Das Haushaltsstrukturkonzept liege momentan beim Landkreis zur Prüfung. Sollte es grünes Licht bekommen, wäre auch der diesjährige Etat genehmigt.

Thomas Polpitz bedauert, dass es gerade die jungen Familien, über die er sehr froh ist und denen er dankt, dass sie sich für Obergurig entschieden haben, doppelt hart trifft.

Sie müssen nicht nur mit einer höheren Grundsteuer rechnen. Wegen der gestiegenen Personalkosten sah sich die Kommune ebenso dazu gezwungen, die Kitabeiträge ein Stück weit anzuheben.

Doch der Bürgermeister gibt auch zu bedenken, dass zumindest ein Teil der Steuereinnahmen in Projekte wie den geplanten Umzug der Großdöbschützer Feuerwehrkameraden oder in den Hochwasserschutz zwischen Blumental und der Ortslage Obergurig zurückfließen soll. Denn davon profitiert nach Ansicht des Gemeindeoberhauptes wiederum die Allgemeinheit.

Die Hochwasserschutzmaßnahme wird, wenn nicht wieder etwas dazwischen funkt, aller Voraussicht nach 2019 starten. Fördermittel flossen beizeiten aus dem Programm „Brücken in die Zukunft“. Eine Verschiebung des Unterfangens auf das kommende Jahr wurde der Gemeinde nach Auskunft des Bürgermeisters bewilligt.
Wie es hingegen mit den Kameraden der Großdöbschützer Wehr weitergeht, steht noch in den Sternen. „Da sind wir gleichfalls auf Fördermittel angewiesen“, betont Thomas Polpitz. „Wenn es ein zweites Mal mit Leader nicht klappt, bemühen wir uns um eine Fachförderung.“

In Richtung der Landes- und Bundespolitik mahnt er indes an, endlich eine gesetzliche Regelung zu finden, die verhindert, das Kommunen förmlich über Nacht am Staatstropf hängen, nur weil ein Unternehmen der Meinung ist, Steuern sparen zu müssen.
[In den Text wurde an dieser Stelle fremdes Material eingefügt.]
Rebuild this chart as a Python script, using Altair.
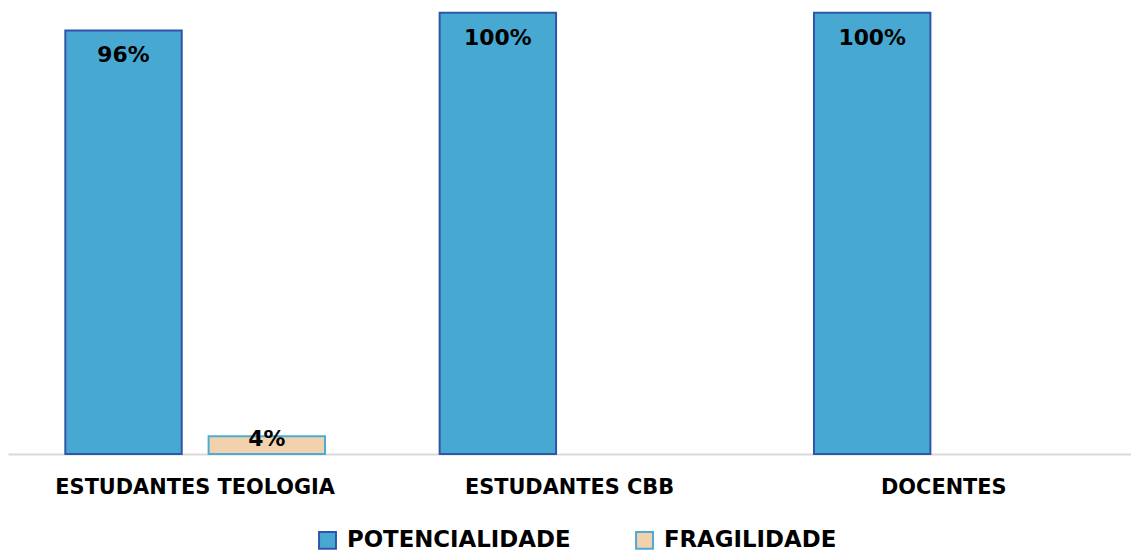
import altair as alt
import pandas as pd

categories = ["ESTUDANTES TEOLOGIA", "ESTUDANTES CBB", "DOCENTES"]
series = ["POTENCIALIDADE", "FRAGILIDADE"]
potencialidade = [96, 100, 100]
fragilidade = [4, 0, 0]

rows = []
for i, c in enumerate(categories):
    rows.append({"cat": c, "serie": series[0], "value": potencialidade[i], "label": f"{potencialidade[i]}%"})
    rows.append({"cat": c, "serie": series[1], "value": fragilidade[i], "label": f"{fragilidade[i]}%"})
df = pd.DataFrame(rows)

FONT = "DejaVu Sans"

x = alt.X("cat:N", sort=categories, title=None,
          scale=alt.Scale(domain=categories, paddingInner=0, paddingOuter=0),
          axis=alt.Axis(labelAngle=0, ticks=False, labelPadding=23, labelFont=FONT, labelLimit=0,
                        labelFontSize=21, labelFontWeight="bold", labelColor="#000000",
                        domainColor="#D9D9D9", domainWidth=2))
xoff = alt.XOffset("serie:N", sort=series,
                   scale=alt.Scale(domain=series, paddingInner=0.1875, paddingOuter=0.40))
y = alt.Y("value:Q", title=None, scale=alt.Scale(domain=[0, 100.7], nice=False),
          axis=None)

legend = alt.Legend(orient="none", legendX=310, legendY=522, direction="horizontal",
                    symbolType="square", symbolSize=290, symbolStrokeWidth=2, labelFont=FONT,
                    labelFontSize=23, labelFontWeight="bold", labelColor="#000000",
                    labelLimit=0, labelOffset=8, columnPadding=60)

bars = alt.Chart(df).transform_filter("datum.value > 0").mark_bar(strokeWidth=2).encode(
    x=x, xOffset=xoff, y=y,
    fill=alt.Fill("serie:N", sort=series, title=None,
                  scale=alt.Scale(domain=series, range=["#47A8D2", "#F1D2AD"]),
                  legend=legend),
    stroke=alt.Stroke("serie:N", sort=series, title=None,
                      scale=alt.Scale(domain=series, range=["#2F55A8", "#4BACD6"]),
                      legend=legend),
)

big = alt.Chart(df).transform_filter("datum.value >= 10").mark_text(
    baseline="middle", dy=25, font=FONT, fontSize=22, fontWeight="bold", color="#000000"
).encode(x=x, xOffset=xoff, y=y, text="label:N")

small = alt.Chart(df).transform_filter("datum.value > 0 && datum.value < 10").mark_text(
    baseline="middle", dy=3, font=FONT, fontSize=22, fontWeight="bold", color="#000000"
).encode(x=x, xOffset=xoff, y=y, text="label:N")

chart = alt.layer(bars, big, small).properties(
    width=1130, height=447, background="#FFFFFF",
    padding={"left": 0, "top": 0, "right": 0, "bottom": 0}
).configure_view(stroke=None)

chart.save("out.html", embed_options={"renderer": "svg", "actions": False})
Dass eine ehemalige reiche Gemeinde wie Obergurig trotz des finanziellen Desasters auch noch eine Finanzausgleichsumlage in voller Höhe abzuführen hat, vermag Thomas Polpitz nicht nachvollziehen. Bezüglich der Aussage aus dem Finanzministerium, für den Fall einen Kredit aufzunehmen, kann er nur mit dem Kopf schütteln. Tatsächlich aber wird Obergurig erst einmal nicht drum herumkommen.